# start of DATA EXCERPT

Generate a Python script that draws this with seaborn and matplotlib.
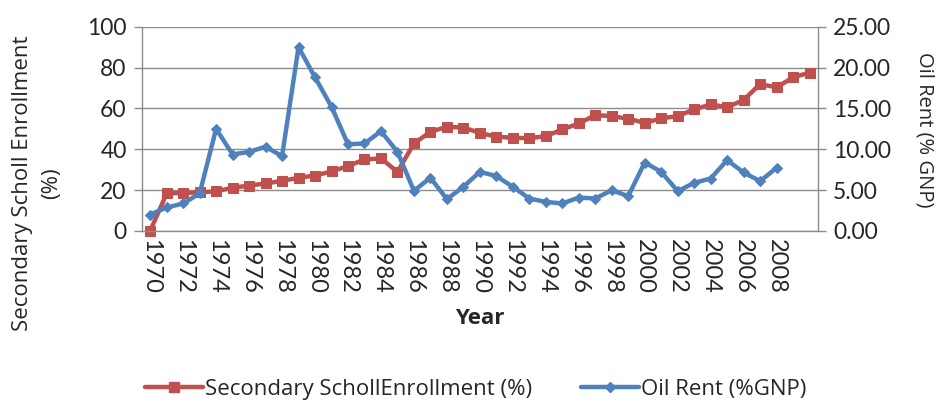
import numpy as np
import pandas as pd
import matplotlib
matplotlib.use("Agg")
import matplotlib.pyplot as plt
import seaborn as sns
from matplotlib.lines import Line2D
from matplotlib.ticker import FormatStrFormatter

# data
years = list(range(1970, 2011))
enrollment = [0.0, 18.3, 18.6, 18.8, 19.4, 21.1, 22.2, 23.2, 24.5, 26.0,
              27.1, 29.1, 31.7, 35.0, 35.5, 28.9, 42.8, 48.5, 51.0, 50.6,
              48.0, 46.1, 45.6, 45.4, 46.4, 49.7, 52.6, 56.7, 56.2, 54.9,
              52.9, 55.1, 56.2, 59.5, 61.9, 60.6, 64.1, 71.9, 70.3, 75.2,
              77.5]
oil_rent = [2.0, 2.86, 3.35, 4.58, 12.5, 9.35, 9.68, 10.3, 9.15, 22.5,
            18.8, 15.2, 10.6, 10.7, 12.2, 9.68, 4.9, 6.5, 3.88, 5.4,
            7.23, 6.7, 5.4, 3.96, 3.55, 3.35, 4.08, 3.96, 4.98, 4.25,
            8.37, 7.23, 4.86, 5.88, 6.41, 8.66, 7.15, 6.09, 7.72]
tick_years = list(range(1970, 2009, 2))

red = '#C0504D'
blue = '#4F81BD'
grey = '#8C8C8C'
title_font = ['Open Sans', 'DejaVu Sans']

sns.set_theme(style="white")
plt.rcParams['font.family'] = ['Lato', 'DejaVu Sans']

df_enr = pd.DataFrame({'pos': range(len(enrollment)), 'value': enrollment})
df_oil = pd.DataFrame({'pos': range(len(oil_rent)), 'value': oil_rent})

fig = plt.figure(figsize=(9.4, 4.05), dpi=100)
ax = fig.add_axes([0.151, 0.430, 0.719, 0.504])
ax2 = ax.twinx()

sns.lineplot(data=df_enr, x='pos', y='value', ax=ax, color=red, linewidth=3.2,
             marker='s', markersize=7.5, markeredgecolor=red, clip_on=False)
sns.lineplot(data=df_oil, x='pos', y='value', ax=ax2, color=blue, linewidth=3.2,
             marker='D', markersize=5.5, markeredgecolor=blue, clip_on=False)

# x axis: categories centred between tick marks
ax.set_xlim(-0.5, len(years) - 0.5)
ax.set_xticks([years.index(y) for y in tick_years])
ax.set_xticklabels([str(y) for y in tick_years], rotation=270, fontsize=17)
ax.set_xticks(np.arange(0.5, len(years) - 1, 1), minor=True)
ax.tick_params(axis='x', which='major', length=0, pad=6)
ax.tick_params(axis='x', which='minor', direction='in', length=5, color=grey, width=1)
ax.set_xlabel("Year", fontsize=16, fontweight='bold', labelpad=10, family=title_font)

ax.set_ylim(0, 100)
ax.set_yticks(range(0, 101, 20))
ax.tick_params(axis='y', which='major', direction='out', length=6, color=grey,
               width=1, labelsize=16.5, pad=5, left=True)
ax.grid(axis='y', color=grey, linewidth=1)
ax.set_ylabel("")

ax2.set_ylim(0, 25)
ax2.set_yticks(range(0, 26, 5))
ax2.yaxis.set_major_formatter(FormatStrFormatter('%.2f'))
ax2.tick_params(axis='y', direction='out', length=6, color=grey, width=1,
                labelsize=16.5, pad=5, right=True)
ax2.set_ylabel("")
ax2.grid(False)
ax2.set_xlabel("")

# axis titles placed like the original
fig.text(37 / 940, 1 - 183 / 405, "Secondary Scholl Enrollment\n(%)", rotation=90,
         ha='center', va='center', multialignment='center', fontsize=16,
         linespacing=1.5, family=title_font)
fig.text(924 / 940, 1 - 130 / 405, "Oil Rent (% GNP)", rotation=270,
         ha='center', va='center', fontsize=14.5, family=title_font)

for a in (ax, ax2):
    a.spines['top'].set_visible(False)
    for s in ('left', 'bottom', 'right'):
        a.spines[s].set_color(grey)
        a.spines[s].set_linewidth(1)
ax.spines['right'].set_visible(False)
ax2.spines['left'].set_visible(False)
ax2.spines['bottom'].set_visible(False)

handles = [
    Line2D([], [], color=red, linewidth=3.2, marker='s', markersize=7.5),
    Line2D([], [], color=blue, linewidth=3.2, marker='D', markersize=5.5),
]
fig.legend(handles, ["Secondary SchollEnrollment (%)", "Oil Rent (%GNP)"],
           loc='center', bbox_to_anchor=(476 / 940, 1 - 389 / 405), ncol=2, frameon=False,
           prop={'family': title_font, 'size': 16}, handlelength=2.6,
           handletextpad=0.1, columnspacing=2.2)

fig.savefig("out.png", dpi=100)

# end of DATA EXCERPT

■ WHAT YOU NEED TO DO ■
Print, exactly as written, the lines above from the first one to the one containing "marker='D', markersize=5.5, markeredgecolor=blue, clip_on=False)". Leave out pictures.

■ EXERCISE SOLUTION ■
Generate a Python script that draws this with seaborn and matplotlib.
import numpy as np
import pandas as pd
import matplotlib
matplotlib.use("Agg")
import matplotlib.pyplot as plt
import seaborn as sns
from matplotlib.lines import Line2D
from matplotlib.ticker import FormatStrFormatter

# data
years = list(range(1970, 2011))
enrollment = [0.0, 18.3, 18.6, 18.8, 19.4, 21.1, 22.2, 23.2, 24.5, 26.0,
              27.1, 29.1, 31.7, 35.0, 35.5, 28.9, 42.8, 48.5, 51.0, 50.6,
              48.0, 46.1, 45.6, 45.4, 46.4, 49.7, 52.6, 56.7, 56.2, 54.9,
              52.9, 55.1, 56.2, 59.5, 61.9, 60.6, 64.1, 71.9, 70.3, 75.2,
              77.5]
oil_rent = [2.0, 2.86, 3.35, 4.58, 12.5, 9.35, 9.68, 10.3, 9.15, 22.5,
            18.8, 15.2, 10.6, 10.7, 12.2, 9.68, 4.9, 6.5, 3.88, 5.4,
            7.23, 6.7, 5.4, 3.96, 3.55, 3.35, 4.08, 3.96, 4.98, 4.25,
            8.37, 7.23, 4.86, 5.88, 6.41, 8.66, 7.15, 6.09, 7.72]
tick_years = list(range(1970, 2009, 2))

red = '#C0504D'
blue = '#4F81BD'
grey = '#8C8C8C'
title_font = ['Open Sans', 'DejaVu Sans']

sns.set_theme(style="white")
plt.rcParams['font.family'] = ['Lato', 'DejaVu Sans']

df_enr = pd.DataFrame({'pos': range(len(enrollment)), 'value': enrollment})
df_oil = pd.DataFrame({'pos': range(len(oil_rent)), 'value': oil_rent})

fig = plt.figure(figsize=(9.4, 4.05), dpi=100)
ax = fig.add_axes([0.151, 0.430, 0.719, 0.504])
ax2 = ax.twinx()

sns.lineplot(data=df_enr, x='pos', y='value', ax=ax, color=red, linewidth=3.2,
             marker='s', markersize=7.5, markeredgecolor=red, clip_on=False)
sns.lineplot(data=df_oil, x='pos', y='value', ax=ax2, color=blue, linewidth=3.2,
             marker='D', markersize=5.5, markeredgecolor=blue, clip_on=False)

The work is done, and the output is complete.